Énergie, économie, guerre en Ukraine… Donald Trump a multiplié les sorties chocs lors du premier jour de sa nouvelle présidence. De quoi inquiéter ses alliés européens et ses partenaires économiques, à qui il promet une guerre commerciale avec de nouvelles barrières douanières. « Au lieu de taxer nos citoyens pour enrichir d’autres pays, nous imposerons des droits de douane et des taxes aux pays étrangers pour enrichir nos citoyens », a ainsi déclaré le milliardaire lundi.
« L’unité européenne est cruciale, mais elle n’est pas là »
« Aujourd’hui, Donald Trump revient armé, avec ses convictions et des moyens. Ce nombre impressionnant de décrets qu’il a pu signer d’entrée, montre qu’il était préparé », réagit ce mardi matin Jean-François Rapin, le président (LR) de la Commission des affaires européennes au Sénat, invité de la matinale de Public Sénat ce mardi. Avec ses premiers pas lundi, « on sent très bien que Donald Trump donne le ton de sa présidence », poursuit le parlementaire.
Quelle place accordée à l’Europe face à ces nouvelles positions américaines ? Une seule dirigeante d’un Etat membre des 27, la Première ministre italienne d’extrême-droite Giorgia Meloni, était présente lundi à Washington pour assister à l’investiture de Donald Trump. « L’Union est européenne est divisée. Et c’est le jeu de Donald Trump de la diviser encore plus », avance Jean-François Rapin. « L’unité européenne est cruciale, mais elle n’est pas là », regrette pour sa part Marie-Cécile Naves, chercheuse à l’Iris et autrice de « Géopolitique des États-Unis » (ed. Eyrolles), toujours sur le plateau de Public Sénat.
Le rôle de Washington face à Kiev, qui lui assure aujourd’hui une importante aide militaire, interroge par ailleurs les Européens. Durant sa campagne, Donald Trump avait promis de « régler la guerre en Ukraine en 24 heures » une fois au pouvoir, se disant prêt « à parler » avec Vladimir Poutine pour arrêter « le carnage » en Ukraine. Lundi, il a opté pour un tout autre discours. « Je crois que Poutine est en train de détruire la Russie en refusant un accord. Je pense que la Russie va avoir un gros problème », a-t-il affirmé. « Je pense qu’il est dans son rôle, capable de changer de ligne, c’est assez déstabilisant », y compris « pour l’Ukraine », résume Jean-François Rapin.
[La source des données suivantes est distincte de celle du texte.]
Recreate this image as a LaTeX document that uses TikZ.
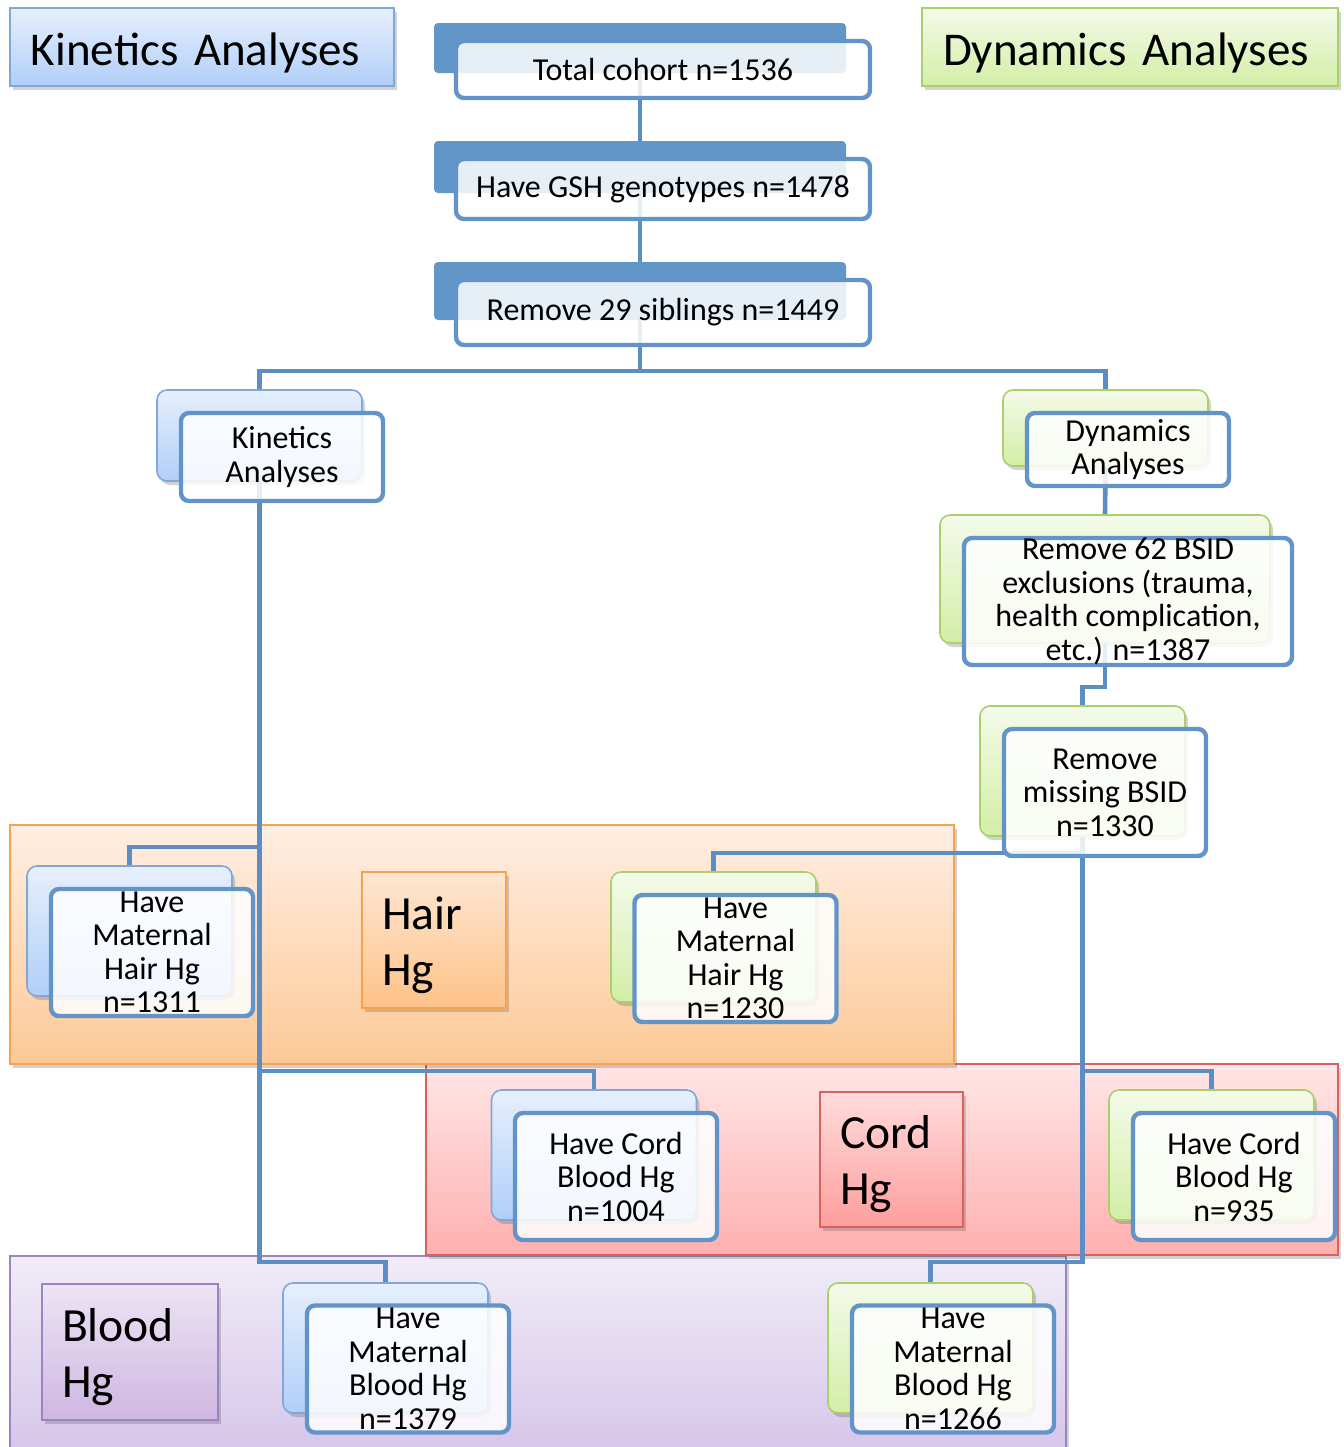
\documentclass[tikz,border=0pt]{standalone}
\usepackage{fontspec}
\setmainfont{Carlito}
\usetikzlibrary{shadows}
\pgfdeclarelayer{regions}
\pgfdeclarelayer{conns}
\pgfsetlayers{regions,conns,main}
\definecolor{connblue}{HTML}{5C8DC3}
\definecolor{frontblue}{HTML}{6394C9}
\definecolor{backblue}{HTML}{6396C8}
\definecolor{bluetop}{HTML}{E6EFFD}
\definecolor{bluebot}{HTML}{B0CFF8}
\definecolor{blueedge}{HTML}{7FA7D9}
\definecolor{greentop}{HTML}{F4FAEA}
\definecolor{greenbot}{HTML}{D3EEA6}
\definecolor{greenedge}{HTML}{A9D06B}
\definecolor{hairtop}{HTML}{FFEEE2}
\definecolor{hairbot}{HTML}{FDC997}
\definecolor{hairedge}{HTML}{F6A24E}
\definecolor{cordtop}{HTML}{FFE6E6}
\definecolor{cordbot}{HTML}{FEB0AF}
\definecolor{cordedge}{HTML}{D9625C}
\definecolor{bloodtop}{HTML}{F1ECF7}
\definecolor{bloodbot}{HTML}{D6C6EA}
\definecolor{bloodedge}{HTML}{9C83C2}
\newcommand{\lowered}[2]{\raisebox{-#1}[\height][\depth]{#2}}
\tikzset{
  sz/.style 2 args={minimum width=#1*0.5pt,minimum height=#2*0.5pt,inner sep=0pt},
  shadowed/.style={drop shadow={shadow xshift=1.5pt,shadow yshift=-2pt,opacity=0.25,fill=black!70}},
  conn/.style={draw=connblue,line width=2.3pt},
  solidback/.style={fill=backblue,rounded corners=2pt},
  blueback/.style={top color=bluetop,bottom color=bluebot,draw=blueedge,line width=0.8pt,rounded corners=5pt,shadowed},
  greenback/.style={top color=greentop,bottom color=greenbot,draw=greenedge,line width=0.8pt,rounded corners=5pt,shadowed},
  front/.style={fill=white,fill opacity=0.85,text opacity=1,draw=frontblue,line width=2.2pt,rounded corners=4pt,align=center,font=\fontsize{16}{16.75}\selectfont},
  header/.style={line width=0.9pt,shadowed,align=left,inner xsep=10.5pt,inner ysep=0pt,font=\fontsize{23.5}{28}\selectfont},
  region/.style={line width=0.9pt,shadowed},
  hglabel/.style={line width=0.9pt,shadowed,align=left,inner xsep=10pt,inner ysep=0pt,font=\fontsize{23.8}{28}\selectfont}
}
\begin{document}
\begin{tikzpicture}[x=0.5pt,y=-0.5pt]
\useasboundingbox (0,0) rectangle (1344,1447);

% ---------- regions ----------
\begin{pgfonlayer}{regions}
\node[region,sz={1056}{196},top color=bloodtop,bottom color=bloodbot,draw=bloodedge] (bloodreg) at (538,1354) {};
\node[region,sz={912}{191},top color=cordtop,bottom color=cordbot,draw=cordedge] (cordreg) at (882,1159.5) {};
\node[region,sz={944}{239},top color=hairtop,bottom color=hairbot,draw=hairedge] (hairreg) at (482,944.5) {};
\end{pgfonlayer}

% ---------- headers ----------
\node[header,minimum height=39pt,text width=171pt,top color=bluetop,bottom color=bluebot,draw=blueedge] (kinhead) at (202,47) {\lowered{3pt}{Kinetics Analyses}};
\node[header,minimum height=39pt,text width=187pt,top color=greentop,bottom color=greenbot,draw=greenedge] (dynhead) at (1130,47) {\lowered{3pt}{Dynamics Analyses}};

% ---------- region labels ----------
\node[hglabel,minimum height=68pt,text width=52pt,top color=hairtop!80!hairbot,bottom color=hairbot!90!orange,draw=hairedge] (hairlab) at (434,940) {\lowered{2.5pt}{Hair}\\\lowered{2.5pt}{Hg}};
\node[hglabel,minimum height=67.5pt,text width=51.5pt,top color=cordtop!80!cordbot,bottom color=cordbot!90!red,draw=cordedge] (cordlab) at (891.5,1159.5) {\lowered{2.5pt}{Cord}\\\lowered{2.5pt}{Hg}};
\node[hglabel,minimum height=68pt,text width=68pt,top color=bloodtop!80!bloodbot,bottom color=bloodbot!92!violet,draw=bloodedge] (bloodlab) at (130,1352) {\lowered{2.5pt}{Blood}\\\lowered{2.5pt}{Hg}};

% ---------- top stack ----------
\node[solidback,sz={412}{50}] (tcb) at (640,48) {};
\node[solidback,sz={412}{52}] (gshb) at (640,167) {};
\node[solidback,sz={412}{58}] (sibb) at (640,291) {};
\node[front,sz={414}{57}] (tc) at (663,69.5) {Total cohort n=1536};
\node[front,sz={414}{60}] (gsh) at (663,189) {Have GSH genotypes n=1478};
\node[front,sz={414}{65}] (sib) at (663,312.5) {Remove 29 siblings n=1449};

% ---------- kinetics side ----------
\node[blueback,sz={205}{91}] (kinb) at (259.5,435.5) {};
\node[front,sz={202}{88}] (kin) at (282,457) {Kinetics\\Analyses};
\node[blueback,sz={205}{130}] (khairb) at (129.5,931) {};
\node[front,sz={202}{127}] (khair) at (152,952.5) {Have\\Maternal\\Hair Hg\\n=1311};
\node[blueback,sz={205}{130}] (kcordb) at (594,1155) {};
\node[front,sz={202}{127}] (kcord) at (616,1176.5) {Have Cord\\Blood Hg\\n=1004};
\node[blueback,sz={205}{130}] (kbloodb) at (385.5,1348) {};
\node[front,sz={202}{127}] (kblood) at (408,1369) {Have\\Maternal\\Blood Hg\\n=1379};

% ---------- dynamics side ----------
\node[greenback,sz={205}{76}] (dynb) at (1105.5,428) {};
\node[front,sz={202}{73}] (dyn) at (1128,449.5) {Dynamics\\Analyses};
\node[greenback,sz={330}{128}] (rem62b) at (1105,579) {};
\node[front,sz={328}{127}] (rem62) at (1128,601.5) {Remove 62 BSID\\exclusions (trauma,\\health complication,\\etc.) n=1387};
\node[greenback,sz={205}{130}] (remmissb) at (1082.5,771) {};
\node[front,sz={202}{127}] (remmiss) at (1105,792.5) {Remove\\missing BSID\\n=1330};
\node[greenback,sz={205}{130}] (dhairb) at (713.5,937) {};
\node[front,sz={202}{127}] (dhair) at (735.5,958.5) {Have\\Maternal\\Hair Hg\\n=1230};
\node[greenback,sz={205}{130}] (dcordb) at (1211.5,1155) {};
\node[front,sz={202}{127}] (dcord) at (1234,1176.5) {Have Cord\\Blood Hg\\n=935};
\node[greenback,sz={205}{130}] (dbloodb) at (930.5,1348) {};
\node[front,sz={202}{127}] (dblood) at (953,1369) {Have\\Maternal\\Blood Hg\\n=1266};

% ---------- junctions ----------
\coordinate (split) at (640,371);
\coordinate (kj1) at (259.5,847);
\coordinate (kj2) at (259.5,1071);
\coordinate (kj3) at (259.5,1262);
\coordinate (dj0) at (1082.5,687);
\coordinate (dj1) at (1082.5,853);
\coordinate (dj2) at (1082.5,1071);
\coordinate (dj3) at (1082.5,1262);

% ---------- connectors ----------
\begin{pgfonlayer}{conns}
\draw[conn] (tcb.south) -- (gshb.north);
\draw[conn] (gshb.south) -- (sibb.north);
\draw[conn] (sibb.south) -- (split);
\draw[conn] (kinb.north) |- (split) -| (dynb.north);
\draw[conn] (kinb.south) -- (kj3) -| (kbloodb.north);
\draw[conn] (kj1) -| (khairb.north);
\draw[conn] (kj2) -| (kcordb.north);
\draw[conn] (dynb.south) -- (rem62b.north);
\draw[conn] (rem62b.south) |- (dj0) -- (remmissb.north);
\draw[conn] (remmissb.south) -- (dj3) -| (dbloodb.north);
\draw[conn] (dj1) -| (dhairb.north);
\draw[conn] (dj2) -| (dcordb.north);
\end{pgfonlayer}
\end{tikzpicture}
\end{document}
« On n’a pas attendu Donald Trump pour avoir une Amérique qui agit de manière unilatérale »
Ces dernières semaines, avant même son entrée en fonction, Donald Trump a également mis en avant des velléités expansionnistes. Il a notamment déclaré à maintes reprises vouloir s’emparer du Groenland, territoire autonome rattaché au Danemark, pays membre de l’UE. Un souhait qu’il a de nouveau répété en marge de son investiture, lundi soir. Autre demande régulière du président américain : la reprise par les Américains du contrôle du canal du Panama. Un souhait contesté par les autorités du pays.
Cette posture, inscrite dans la logique de l’America first du président américain, est toutefois à relativiser selon Pierre Bourgois, maître de conférences en science politique, auteur de « Le néoconservatisme américain » (ed. PUF). « Si on prend la question du multilatéralisme, on n’a pas attendu Donald Trump pour avoir une Amérique qui agit de manière unilatérale, qui défend ses intérêts. Je dirais même que c’est l’histoire des États-Unis. […] Là où il y a une vraie différence, c’est dans la relation américaine aux alliés traditionnels », décrypte le chercheur, interrogé dans la matinale de Public Sénat.